Woman gets 15 to life in prison for 1995 toddler murder
Husband gets 4 years for the death
BARSTOW • Evelyn Graves said she believes justice is in the hands of God.
For 16 years, Evelyn and her sister, Jacquetta Graves, dreamed of the day they would finally taste justice for their baby brother — a Barstow toddler who was stomped to death in front of his young siblings by his aunt in 1995.
But when justice was served to Duree Pettress, 55, who was sentenced Friday to 15 years to life in prison, the Graves sisters say the day they’d dreamed of for most of their lives was less than what they expected.
“When I was younger, I thought one day I would get him justice and I didn’t expect it to end like this,” Jacquetta Graves said after the sentencing hearing. “I’m just glad that it’s over and we did get some justice.”
The sisters wished Pettress was convicted of first-degree murder, a sentence of 25 years to life.
Even more disappointing, they said, was the sentence given to their uncle, Lafayette Pettress, 58, who received four years in prison Thursday. He was originally charged with second-degree murder, but the jury convicted him with involuntary manslaughter instead.
“I definitely wish they both would have gotten equal time, but, I mean, it’ll never take away the pain,” Evelyn Graves said.
Tycoon Graves, 3, died Dec. 6, 1995, after being stomped by his aunt for sneaking a piece of pizza. Police originally investigated the Pettresses, who were the legal guardians of the Graves children, but closed the case after Evelyn Graves, 9 at the time, took the blame for the beating. Evelyn Graves testified she took the blame after her aunt threatened to kill her, too. It wasn’t until Jacquetta Graves came to police with a different story in 2011 that the case was reopened.
During Duree Pettress’ sentencing hearing Friday morning, Evelyn Graves described the “excruciating pain” her brother’s death has caused the family.
“The day my brother died, a part of the family went with him. We were destroyed mentally, emotionally and physically,” Evelyn Graves said to her aunt, who sat wearing handcuffs, her face emotionless as Evelyn Graves spoke. “What makes it worse is that the crime was committed in the hands of our relatives that never showed any remorse and allowed me to take blame.”

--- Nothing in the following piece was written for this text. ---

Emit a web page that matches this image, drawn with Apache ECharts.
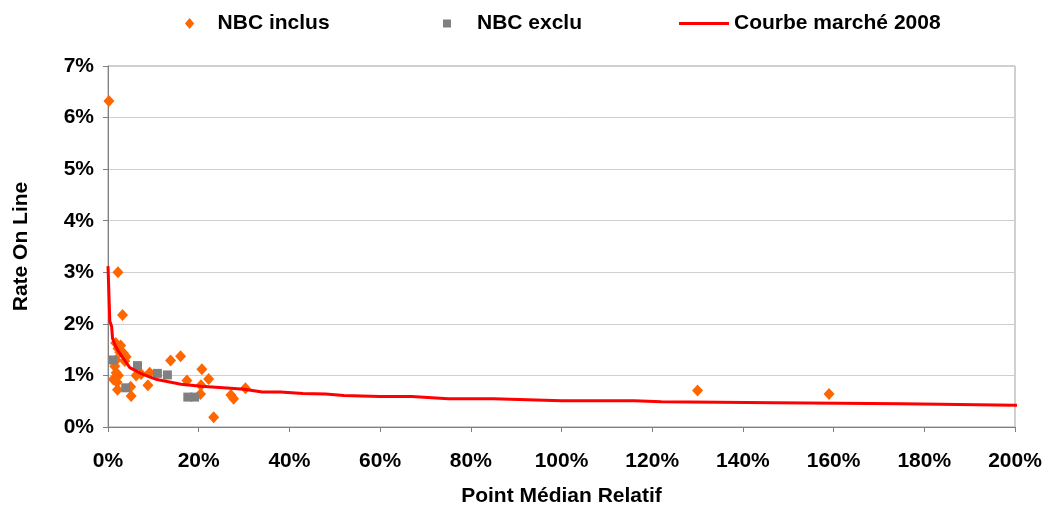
<!DOCTYPE html>
<html>
<head>
<meta charset="utf-8">
<script src="https://cdn.jsdelivr.net/npm/echarts@6.0.0/dist/echarts.min.js"></script>
<style>
  html, body { margin: 0; padding: 0; background: #fff; }
  #myChart { width: 1045px; height: 506px; }
</style>
</head>
<body>
<div id="myChart"></div>
<script>
  // valeurs (en %)
  var inclusX = [0.2, 2.2, 3.2, 1.7, 2.8, 2.2, 3.4, 4.0, 2.6, 3.7, 1.8, 1.5, 1.8, 2.3, 1.2, 2.0, 1.5, 2.1,
                 5.0, 5.1, 6.2, 7.3, 8.8, 9.2, 13.8, 16.0, 17.4, 20.5, 20.7, 20.4, 22.2, 23.3, 27.1, 27.7, 30.3,
                 130, 159];
  var inclusY = [6.32, 3.0, 2.17, 1.63, 1.58, 1.52, 1.43, 1.36, 1.45, 1.28, 1.3, 1.18, 1.05, 1.0, 0.92, 0.87, 0.95, 0.72,
                 0.78, 0.6, 1.0, 1.03, 0.81, 1.05, 1.29, 1.37, 0.9, 0.81, 1.12, 0.64, 0.93, 0.19, 0.62, 0.55, 0.75,
                 0.71, 0.64];

  var excluX = [1.0, 3.9, 6.5, 10.9, 13.1, 17.6, 19.1];
  var excluY = [1.3, 0.76, 1.19, 1.04, 1.01, 0.58, 0.58];

  var courbeX = [0, 0.4, 0.8, 1.0, 1.5, 2.2, 3.3, 4.8, 7.7, 10.8, 16.1, 20.5, 27, 30, 34, 38, 43, 48, 52,
                 60, 67, 75, 85, 100, 116, 122, 147, 175, 200, 202];
  var courbeY = [3.12, 2.05, 1.95, 1.72, 1.6, 1.48, 1.34, 1.15, 1.02, 0.92, 0.83, 0.79, 0.75, 0.73, 0.68, 0.68, 0.65, 0.64, 0.61,
                 0.59, 0.59, 0.55, 0.55, 0.51, 0.51, 0.49, 0.47, 0.45, 0.42, 0.42];

  function pairs(xs, ys) {
    var out = [];
    for (var i = 0; i < xs.length; i++) {
      out.push([xs[i], ys[i]]);
    }
    return out;
  }

  var font = 'Liberation Sans, Arial, sans-serif';
  var txt = {color: '#000', fontFamily: font, fontWeight: 'bold', fontSize: 21};
  var diamondPath = 'path://M5,0 L10,6 L5,12 L0,6 Z';
  var squarePath = 'path://M0,0 L8,0 L8,8 L0,8 Z';

  var myChart = echarts.init(document.getElementById('myChart'));
  myChart.setOption({
    animation: false,
    legend: [
      {
        data: [{name: 'NBC inclus', icon: diamondPath}],
        left: 180, top: 8, itemWidth: 46, itemHeight: 11,
        textStyle: txt
      },
      {
        data: [{name: 'NBC exclu', icon: squarePath}],
        left: 438, top: 8, itemWidth: 50, itemHeight: 8,
        textStyle: txt
      },
      {
        data: [{name: 'Courbe marché 2008', icon: 'rect'}],
        left: 674, top: 8, itemWidth: 50, itemHeight: 3,
        textStyle: txt
      }
    ],
    grid: {
      left: 108,
      right: 30,
      top: 66,
      bottom: 79,
      outerBoundsMode: 'none',
      show: true,
      borderColor: '#A0A0A0',
      borderWidth: 1
    },
    xAxis: {
      type: 'value',
      min: 0,
      max: 200,
      interval: 20,
      name: 'Point Médian Relatif',
      nameLocation: 'middle',
      nameGap: 59,
      nameTextStyle: txt,
      axisLine: {show: true, onZero: false, lineStyle: {color: '#808080'}},
      axisTick: {show: true, inside: false, length: 5, lineStyle: {color: '#808080'}},
      axisLabel: Object.assign({formatter: '{value}%', margin: 24}, txt),
      splitLine: {show: false}
    },
    yAxis: {
      type: 'value',
      min: 0,
      max: 7,
      interval: 1,
      name: 'Rate On Line',
      nameLocation: 'middle',
      nameGap: 76,
      nameTextStyle: txt,
      axisLine: {show: true, lineStyle: {color: '#808080'}},
      axisTick: {show: true, inside: false, length: 5, lineStyle: {color: '#808080'}},
      axisLabel: Object.assign({formatter: '{value}%', margin: 14}, txt),
      splitLine: {show: true, lineStyle: {color: '#CFCFCF', width: 1}}
    },
    series: [
      {
        name: 'NBC inclus',
        type: 'scatter',
        symbol: 'diamond',
        symbolSize: [11, 12],
        itemStyle: {color: '#FF6600', opacity: 1},
        data: pairs(inclusX, inclusY)
      },
      {
        name: 'NBC exclu',
        type: 'scatter',
        symbol: 'rect',
        symbolSize: 9,
        itemStyle: {color: '#808080', opacity: 1},
        data: pairs(excluX, excluY)
      },
      {
        name: 'Courbe marché 2008',
        type: 'line',
        showSymbol: false,
        symbol: 'none',
        clip: false,
        itemStyle: {color: '#FF0000'},
        lineStyle: {color: '#FF0000', width: 3},
        data: pairs(courbeX, courbeY)
      }
    ]
  });
</script>
</body>
</html>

After the incident, Evelyn Graves said she moved from foster home to foster home, while the rest of her siblings eventually returned to live with their father. Because Evelyn Graves took the blame for Tycoon’s death, she was not allowed to live with her family because there were safety concerns for her siblings. She didn’t see her family for years at a time.
The sisters feel if they could have spoken more about the abuse in the home before Tycoon’s death, the jury may have decided on harsher convictions.
Though the trial did discuss the abuse in the home briefly, Deputy District Attorney Joel Buckingham said he was limited by law with how much he could bring that abuse into evidence.
“There are times in this job when it is clear that the justice the legal system can deliver just doesn’t make up for the damage,” Buckingham said. “That’s the way that it was with Tycoon.”